--- BEGIN RAW DATA ---

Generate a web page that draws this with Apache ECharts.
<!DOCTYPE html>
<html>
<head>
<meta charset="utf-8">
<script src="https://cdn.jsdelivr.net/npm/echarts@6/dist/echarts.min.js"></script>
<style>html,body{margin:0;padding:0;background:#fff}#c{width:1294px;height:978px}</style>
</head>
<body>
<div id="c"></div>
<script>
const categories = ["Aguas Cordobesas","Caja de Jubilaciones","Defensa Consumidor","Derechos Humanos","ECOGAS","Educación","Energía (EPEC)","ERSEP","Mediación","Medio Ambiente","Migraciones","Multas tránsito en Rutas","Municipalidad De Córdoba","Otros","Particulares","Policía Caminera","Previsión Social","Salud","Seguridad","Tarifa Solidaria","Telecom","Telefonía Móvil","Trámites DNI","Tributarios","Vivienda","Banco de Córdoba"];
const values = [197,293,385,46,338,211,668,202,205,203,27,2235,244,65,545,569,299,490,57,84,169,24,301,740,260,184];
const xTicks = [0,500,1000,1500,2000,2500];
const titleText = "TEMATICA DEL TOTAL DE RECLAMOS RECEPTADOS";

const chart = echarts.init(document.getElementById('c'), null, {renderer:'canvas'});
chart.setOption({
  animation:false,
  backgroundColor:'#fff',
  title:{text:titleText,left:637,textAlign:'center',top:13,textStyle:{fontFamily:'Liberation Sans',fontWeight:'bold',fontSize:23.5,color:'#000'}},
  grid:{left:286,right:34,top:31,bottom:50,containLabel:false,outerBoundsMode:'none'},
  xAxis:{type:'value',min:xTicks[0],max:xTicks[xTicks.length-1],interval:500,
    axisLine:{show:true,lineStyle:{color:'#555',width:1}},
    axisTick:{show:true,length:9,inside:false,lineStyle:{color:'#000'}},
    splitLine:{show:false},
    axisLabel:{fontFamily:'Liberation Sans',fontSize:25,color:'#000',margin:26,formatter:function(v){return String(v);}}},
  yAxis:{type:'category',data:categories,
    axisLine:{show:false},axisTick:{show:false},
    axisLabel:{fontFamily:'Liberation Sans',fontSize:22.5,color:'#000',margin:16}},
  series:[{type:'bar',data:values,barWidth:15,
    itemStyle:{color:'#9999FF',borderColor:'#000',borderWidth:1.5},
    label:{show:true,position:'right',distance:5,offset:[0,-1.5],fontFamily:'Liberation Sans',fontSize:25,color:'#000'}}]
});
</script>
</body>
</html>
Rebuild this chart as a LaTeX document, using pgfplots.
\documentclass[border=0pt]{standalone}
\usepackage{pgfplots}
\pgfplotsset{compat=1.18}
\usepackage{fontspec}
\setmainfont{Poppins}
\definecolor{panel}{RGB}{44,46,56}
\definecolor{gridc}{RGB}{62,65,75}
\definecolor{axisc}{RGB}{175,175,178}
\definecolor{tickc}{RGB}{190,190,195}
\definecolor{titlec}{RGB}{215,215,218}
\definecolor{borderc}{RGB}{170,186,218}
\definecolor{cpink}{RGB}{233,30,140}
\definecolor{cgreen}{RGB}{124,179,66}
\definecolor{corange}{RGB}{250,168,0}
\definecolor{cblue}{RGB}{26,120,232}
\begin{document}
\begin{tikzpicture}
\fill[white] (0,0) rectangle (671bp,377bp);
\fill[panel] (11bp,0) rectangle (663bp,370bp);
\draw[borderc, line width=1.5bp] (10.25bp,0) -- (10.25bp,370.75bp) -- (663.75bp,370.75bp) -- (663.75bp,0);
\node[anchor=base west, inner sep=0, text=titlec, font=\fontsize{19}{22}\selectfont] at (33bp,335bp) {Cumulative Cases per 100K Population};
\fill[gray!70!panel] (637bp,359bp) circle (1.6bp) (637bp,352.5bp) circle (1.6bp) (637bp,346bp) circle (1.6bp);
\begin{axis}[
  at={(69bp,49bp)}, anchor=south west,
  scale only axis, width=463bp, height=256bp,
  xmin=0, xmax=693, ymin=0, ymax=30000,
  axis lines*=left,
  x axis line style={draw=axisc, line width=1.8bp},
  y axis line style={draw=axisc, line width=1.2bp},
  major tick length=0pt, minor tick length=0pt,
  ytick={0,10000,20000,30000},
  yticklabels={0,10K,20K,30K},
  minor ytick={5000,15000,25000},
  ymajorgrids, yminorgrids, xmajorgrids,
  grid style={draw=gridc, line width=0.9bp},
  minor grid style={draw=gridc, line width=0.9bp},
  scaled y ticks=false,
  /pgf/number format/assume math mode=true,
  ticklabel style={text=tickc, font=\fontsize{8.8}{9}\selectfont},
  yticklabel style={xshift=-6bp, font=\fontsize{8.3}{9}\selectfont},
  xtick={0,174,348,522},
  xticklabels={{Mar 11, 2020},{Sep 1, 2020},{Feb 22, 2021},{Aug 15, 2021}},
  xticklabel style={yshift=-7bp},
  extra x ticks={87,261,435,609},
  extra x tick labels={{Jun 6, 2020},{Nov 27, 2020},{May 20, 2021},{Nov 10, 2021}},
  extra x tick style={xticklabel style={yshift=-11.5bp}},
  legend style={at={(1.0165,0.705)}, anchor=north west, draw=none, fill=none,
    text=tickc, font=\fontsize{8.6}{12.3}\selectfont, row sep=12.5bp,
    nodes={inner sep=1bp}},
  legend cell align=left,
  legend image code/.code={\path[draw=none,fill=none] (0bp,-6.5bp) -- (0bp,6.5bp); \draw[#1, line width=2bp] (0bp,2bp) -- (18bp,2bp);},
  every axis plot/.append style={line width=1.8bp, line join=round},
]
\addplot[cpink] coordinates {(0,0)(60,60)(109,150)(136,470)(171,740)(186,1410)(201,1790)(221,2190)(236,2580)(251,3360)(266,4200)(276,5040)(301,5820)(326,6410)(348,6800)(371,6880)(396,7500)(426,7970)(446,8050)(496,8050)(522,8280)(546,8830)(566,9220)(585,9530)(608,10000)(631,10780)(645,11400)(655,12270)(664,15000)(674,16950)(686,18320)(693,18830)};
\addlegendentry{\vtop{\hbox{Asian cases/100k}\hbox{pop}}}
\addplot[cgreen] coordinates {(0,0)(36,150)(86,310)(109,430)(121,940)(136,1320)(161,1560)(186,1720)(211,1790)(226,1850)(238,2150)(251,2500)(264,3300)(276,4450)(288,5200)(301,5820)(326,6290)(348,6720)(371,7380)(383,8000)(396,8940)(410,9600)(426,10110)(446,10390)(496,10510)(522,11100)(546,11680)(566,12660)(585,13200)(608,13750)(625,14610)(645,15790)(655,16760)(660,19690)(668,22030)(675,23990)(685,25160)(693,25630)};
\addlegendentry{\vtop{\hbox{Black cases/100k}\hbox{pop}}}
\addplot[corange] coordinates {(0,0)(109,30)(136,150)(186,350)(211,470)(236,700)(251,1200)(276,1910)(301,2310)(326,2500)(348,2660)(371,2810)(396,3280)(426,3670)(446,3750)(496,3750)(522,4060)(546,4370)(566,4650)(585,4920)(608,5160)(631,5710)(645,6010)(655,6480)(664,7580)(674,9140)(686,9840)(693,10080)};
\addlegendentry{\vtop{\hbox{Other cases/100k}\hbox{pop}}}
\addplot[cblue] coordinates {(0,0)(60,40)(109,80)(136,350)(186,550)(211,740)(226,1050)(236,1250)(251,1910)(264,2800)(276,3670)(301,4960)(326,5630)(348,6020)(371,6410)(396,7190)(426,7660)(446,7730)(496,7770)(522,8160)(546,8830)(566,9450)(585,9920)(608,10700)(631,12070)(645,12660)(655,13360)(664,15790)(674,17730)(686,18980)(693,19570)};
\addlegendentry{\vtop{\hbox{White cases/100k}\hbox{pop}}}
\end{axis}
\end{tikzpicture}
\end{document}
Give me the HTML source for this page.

--- END RAW DATA ---

JOB: Quote exactly the lines running from the start of the listing above through the line where "DEL TOTAL DE" is found, and output no other lines.

FULL SOLUTION:
Generate a web page that draws this with Apache ECharts.
<!DOCTYPE html>
<html>
<head>
<meta charset="utf-8">
<script src="https://cdn.jsdelivr.net/npm/echarts@6/dist/echarts.min.js"></script>
<style>html,body{margin:0;padding:0;background:#fff}#c{width:1294px;height:978px}</style>
</head>
<body>
<div id="c"></div>
<script>
const categories = ["Aguas Cordobesas","Caja de Jubilaciones","Defensa Consumidor","Derechos Humanos","ECOGAS","Educación","Energía (EPEC)","ERSEP","Mediación","Medio Ambiente","Migraciones","Multas tránsito en Rutas","Municipalidad De Córdoba","Otros","Particulares","Policía Caminera","Previsión Social","Salud","Seguridad","Tarifa Solidaria","Telecom","Telefonía Móvil","Trámites DNI","Tributarios","Vivienda","Banco de Córdoba"];
const values = [197,293,385,46,338,211,668,202,205,203,27,2235,244,65,545,569,299,490,57,84,169,24,301,740,260,184];
const xTicks = [0,500,1000,1500,2000,2500];
const titleText = "TEMATICA DEL TOTAL DE RECLAMOS RECEPTADOS";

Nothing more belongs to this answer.